Recently I encountered this very nice looking video on LinkedIn. It’s purpose is to show the scale of global warming since1900. It is based on data published by NASA, and it looked very impressive, until I looked closer:
- The bars are confusing. As they display a temperature deviation from some kind of norm, the edges of the bars should actually be at 0.
- The top right insert does not have any scales.
- No definition of temperature anomaly.
- No information on the data analysis steps.
- Identify the data sources used to create the graphs (done)
- Identify the analysis steps used to produce the graph.
- Create a jupyter-notebook to
- download the data (done),
- import data into python and simple post-processing (done)
- visualize the results (done)
- Make the notebook and the data publicly available (done).
- The plots and data shown in this post are static, the notebook is hyper-linked to the Bitbucket repository and periodically updated.
- The notebook tries to download the data from NASA, hence the graphs should update to reflect the latest updates.
- More detailed analysis will be conducted in a follow up post
The NASA GISTEMP Data
The data reference in the LinkedIn video refers to a specific dataset provided by NASA: GISTEMP.This data is available in various formats and context:
- Global data:
Temperature variations averaged over the entire globe as wll as the northern and southern hemisphere only. This data is already heavily post processed.
- Local data:
Local temperature variations available in various formats. We will restrict ourselves to the NETCDF file, specifically the newest file available gistemp1200_ERSSTv5.nc.gz. Note that this data is not raw observation data. It again is heavily post processed.
Global LOTI Data
The LOTI (Land-Ocean Temperature Index) uses a more complicated averaging scheme between the ocean and land data to account for the higher heat capacity of water.
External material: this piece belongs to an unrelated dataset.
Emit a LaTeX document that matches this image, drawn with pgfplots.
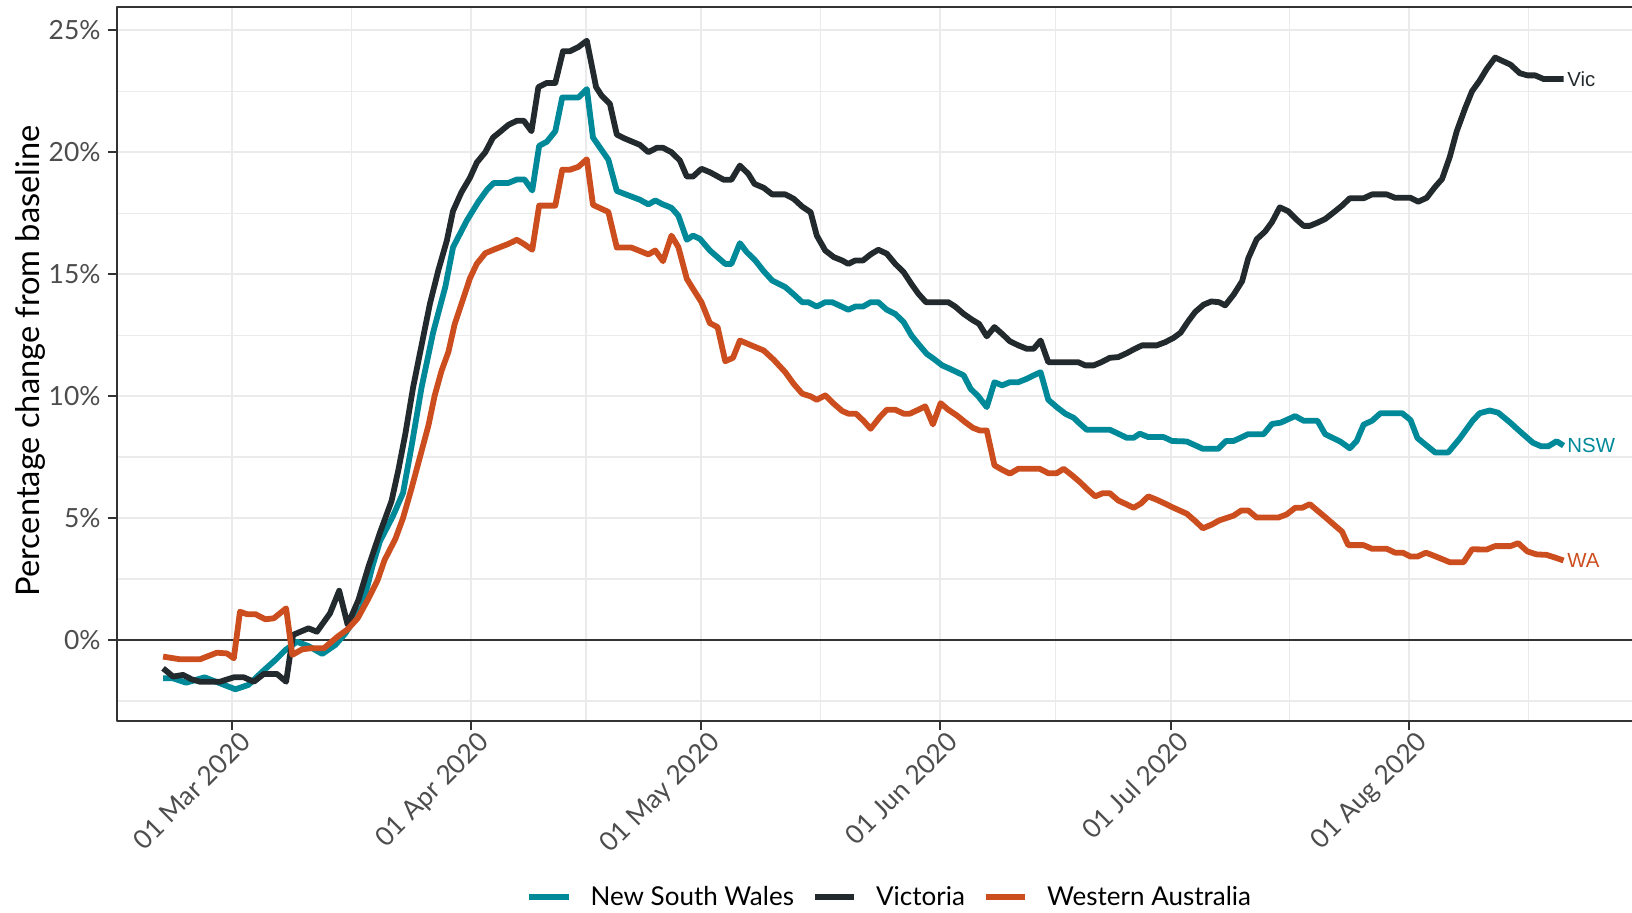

According to NASA this leads to a slight underestimation of cooling and warming trends due to the dampening effect of the oceans. The two input datasets for the LOTI calculations are:
- Surface Air Temperatures (SATs) measured by weather stations worldwide, and
- Sea Surface Temperatures (SST) measured by ships, buoys and more recently satellite data.
The units for the LOTI are in degC and denote the temperature deviation with respect to a referece temperature. Currently the reference temperature is the mean temperature from 1951 to 1980. NASA calls this quantity the temperature anomaly.
Nasa executes the averaging procedure every month and make the resulting data files available. For this section, three files were analyzed:
- The global mean fore each month since 1880: GLB.Ts+dSST.csv
- The northern hemisphere mean for each month since 1880: NH.Ts+dSST.csv
- The southern hemisphere mean for each month since 1880: SH.Ts+dSST.csv
CSV File Content
Simple Post Processing
At a first glance we see that the data is organized as a Excel like table: rows are years, columns are the monthly temperature averages, as well as specific mean values calculated over specific month intervals.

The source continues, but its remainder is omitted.